REQUIREMENT = Extract every record, keeping each one exactly as it is.

GIVEN ENTRIES =
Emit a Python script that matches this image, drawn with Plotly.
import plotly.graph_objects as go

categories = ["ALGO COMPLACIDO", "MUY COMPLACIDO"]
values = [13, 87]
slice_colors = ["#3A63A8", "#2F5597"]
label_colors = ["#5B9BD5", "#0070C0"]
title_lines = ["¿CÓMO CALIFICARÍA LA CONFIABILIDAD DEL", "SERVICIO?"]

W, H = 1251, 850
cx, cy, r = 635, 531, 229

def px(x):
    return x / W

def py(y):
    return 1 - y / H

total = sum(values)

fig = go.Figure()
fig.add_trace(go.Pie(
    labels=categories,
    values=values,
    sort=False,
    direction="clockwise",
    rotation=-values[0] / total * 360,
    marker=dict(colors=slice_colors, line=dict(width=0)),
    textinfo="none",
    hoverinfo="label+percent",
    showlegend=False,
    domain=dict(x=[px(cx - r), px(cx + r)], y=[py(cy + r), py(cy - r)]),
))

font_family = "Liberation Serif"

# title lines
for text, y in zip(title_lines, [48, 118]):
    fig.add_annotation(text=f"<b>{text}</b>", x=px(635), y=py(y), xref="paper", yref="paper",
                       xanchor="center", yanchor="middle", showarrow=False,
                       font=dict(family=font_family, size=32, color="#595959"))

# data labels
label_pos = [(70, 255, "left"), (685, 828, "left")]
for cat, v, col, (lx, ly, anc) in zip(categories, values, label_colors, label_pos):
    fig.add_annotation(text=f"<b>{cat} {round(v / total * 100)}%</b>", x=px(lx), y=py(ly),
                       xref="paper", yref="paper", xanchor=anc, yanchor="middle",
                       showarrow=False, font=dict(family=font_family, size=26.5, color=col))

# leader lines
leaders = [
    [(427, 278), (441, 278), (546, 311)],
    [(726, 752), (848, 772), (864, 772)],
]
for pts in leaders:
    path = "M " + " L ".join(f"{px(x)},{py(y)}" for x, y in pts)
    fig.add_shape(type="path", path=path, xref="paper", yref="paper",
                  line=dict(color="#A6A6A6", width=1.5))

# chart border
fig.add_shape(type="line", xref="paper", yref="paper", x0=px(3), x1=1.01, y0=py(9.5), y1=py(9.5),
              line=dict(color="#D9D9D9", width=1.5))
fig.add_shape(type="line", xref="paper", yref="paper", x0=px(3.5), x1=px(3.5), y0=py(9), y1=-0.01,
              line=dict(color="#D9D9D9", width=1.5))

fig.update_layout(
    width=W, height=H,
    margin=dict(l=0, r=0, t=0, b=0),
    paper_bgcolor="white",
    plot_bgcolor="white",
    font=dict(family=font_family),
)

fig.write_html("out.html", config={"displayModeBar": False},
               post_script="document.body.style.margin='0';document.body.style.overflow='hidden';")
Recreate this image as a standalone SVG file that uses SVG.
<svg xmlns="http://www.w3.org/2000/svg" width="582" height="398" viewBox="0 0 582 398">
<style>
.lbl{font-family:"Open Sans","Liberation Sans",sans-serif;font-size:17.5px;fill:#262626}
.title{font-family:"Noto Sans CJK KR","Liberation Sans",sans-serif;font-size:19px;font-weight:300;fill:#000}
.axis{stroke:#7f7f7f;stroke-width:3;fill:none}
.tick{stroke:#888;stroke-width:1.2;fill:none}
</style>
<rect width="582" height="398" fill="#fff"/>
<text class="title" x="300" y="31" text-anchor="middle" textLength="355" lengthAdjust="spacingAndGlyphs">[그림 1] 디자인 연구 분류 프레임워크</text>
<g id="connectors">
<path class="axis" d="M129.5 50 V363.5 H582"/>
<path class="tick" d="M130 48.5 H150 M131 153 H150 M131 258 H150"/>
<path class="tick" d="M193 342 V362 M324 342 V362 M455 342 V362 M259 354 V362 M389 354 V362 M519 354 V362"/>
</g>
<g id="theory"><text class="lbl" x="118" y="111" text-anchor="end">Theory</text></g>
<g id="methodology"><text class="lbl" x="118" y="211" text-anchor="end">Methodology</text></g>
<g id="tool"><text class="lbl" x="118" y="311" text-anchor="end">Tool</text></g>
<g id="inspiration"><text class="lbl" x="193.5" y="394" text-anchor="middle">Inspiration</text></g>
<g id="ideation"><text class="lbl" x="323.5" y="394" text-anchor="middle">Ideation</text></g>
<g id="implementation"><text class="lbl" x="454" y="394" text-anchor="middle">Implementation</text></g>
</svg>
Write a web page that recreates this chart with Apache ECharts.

RIGHT ANSWER =
Emit a Python script that matches this image, drawn with Plotly.
import plotly.graph_objects as go

categories = ["ALGO COMPLACIDO", "MUY COMPLACIDO"]
values = [13, 87]
slice_colors = ["#3A63A8", "#2F5597"]
label_colors = ["#5B9BD5", "#0070C0"]
title_lines = ["¿CÓMO CALIFICARÍA LA CONFIABILIDAD DEL", "SERVICIO?"]

W, H = 1251, 850
cx, cy, r = 635, 531, 229

def px(x):
    return x / W

def py(y):
    return 1 - y / H

total = sum(values)

fig = go.Figure()
fig.add_trace(go.Pie(
    labels=categories,
    values=values,
    sort=False,
    direction="clockwise",
    rotation=-values[0] / total * 360,
    marker=dict(colors=slice_colors, line=dict(width=0)),
    textinfo="none",
    hoverinfo="label+percent",
    showlegend=False,
    domain=dict(x=[px(cx - r), px(cx + r)], y=[py(cy + r), py(cy - r)]),
))

font_family = "Liberation Serif"

# title lines
for text, y in zip(title_lines, [48, 118]):
    fig.add_annotation(text=f"<b>{text}</b>", x=px(635), y=py(y), xref="paper", yref="paper",
                       xanchor="center", yanchor="middle", showarrow=False,
                       font=dict(family=font_family, size=32, color="#595959"))

# data labels
label_pos = [(70, 255, "left"), (685, 828, "left")]
for cat, v, col, (lx, ly, anc) in zip(categories, values, label_colors, label_pos):
    fig.add_annotation(text=f"<b>{cat} {round(v / total * 100)}%</b>", x=px(lx), y=py(ly),
                       xref="paper", yref="paper", xanchor=anc, yanchor="middle",
                       showarrow=False, font=dict(family=font_family, size=26.5, color=col))

# leader lines
leaders = [
    [(427, 278), (441, 278), (546, 311)],
    [(726, 752), (848, 772), (864, 772)],
]
for pts in leaders:
    path = "M " + " L ".join(f"{px(x)},{py(y)}" for x, y in pts)
    fig.add_shape(type="path", path=path, xref="paper", yref="paper",
                  line=dict(color="#A6A6A6", width=1.5))

# chart border
fig.add_shape(type="line", xref="paper", yref="paper", x0=px(3), x1=1.01, y0=py(9.5), y1=py(9.5),
              line=dict(color="#D9D9D9", width=1.5))
fig.add_shape(type="line", xref="paper", yref="paper", x0=px(3.5), x1=px(3.5), y0=py(9), y1=-0.01,
              line=dict(color="#D9D9D9", width=1.5))

fig.update_layout(
    width=W, height=H,
    margin=dict(l=0, r=0, t=0, b=0),
    paper_bgcolor="white",
    plot_bgcolor="white",
    font=dict(family=font_family),
)

fig.write_html("out.html", config={"displayModeBar": False},
               post_script="document.body.style.margin='0';document.body.style.overflow='hidden';")
Recreate this image as a standalone SVG file that uses SVG.
<svg xmlns="http://www.w3.org/2000/svg" width="582" height="398" viewBox="0 0 582 398">
<style>
.lbl{font-family:"Open Sans","Liberation Sans",sans-serif;font-size:17.5px;fill:#262626}
.title{font-family:"Noto Sans CJK KR","Liberation Sans",sans-serif;font-size:19px;font-weight:300;fill:#000}
.axis{stroke:#7f7f7f;stroke-width:3;fill:none}
.tick{stroke:#888;stroke-width:1.2;fill:none}
</style>
<rect width="582" height="398" fill="#fff"/>
<text class="title" x="300" y="31" text-anchor="middle" textLength="355" lengthAdjust="spacingAndGlyphs">[그림 1] 디자인 연구 분류 프레임워크</text>
<g id="connectors">
<path class="axis" d="M129.5 50 V363.5 H582"/>
<path class="tick" d="M130 48.5 H150 M131 153 H150 M131 258 H150"/>
<path class="tick" d="M193 342 V362 M324 342 V362 M455 342 V362 M259 354 V362 M389 354 V362 M519 354 V362"/>
</g>
<g id="theory"><text class="lbl" x="118" y="111" text-anchor="end">Theory</text></g>
<g id="methodology"><text class="lbl" x="118" y="211" text-anchor="end">Methodology</text></g>
<g id="tool"><text class="lbl" x="118" y="311" text-anchor="end">Tool</text></g>
<g id="inspiration"><text class="lbl" x="193.5" y="394" text-anchor="middle">Inspiration</text></g>
<g id="ideation"><text class="lbl" x="323.5" y="394" text-anchor="middle">Ideation</text></g>
<g id="implementation"><text class="lbl" x="454" y="394" text-anchor="middle">Implementation</text></g>
</svg>
Write a web page that recreates this chart with Apache ECharts.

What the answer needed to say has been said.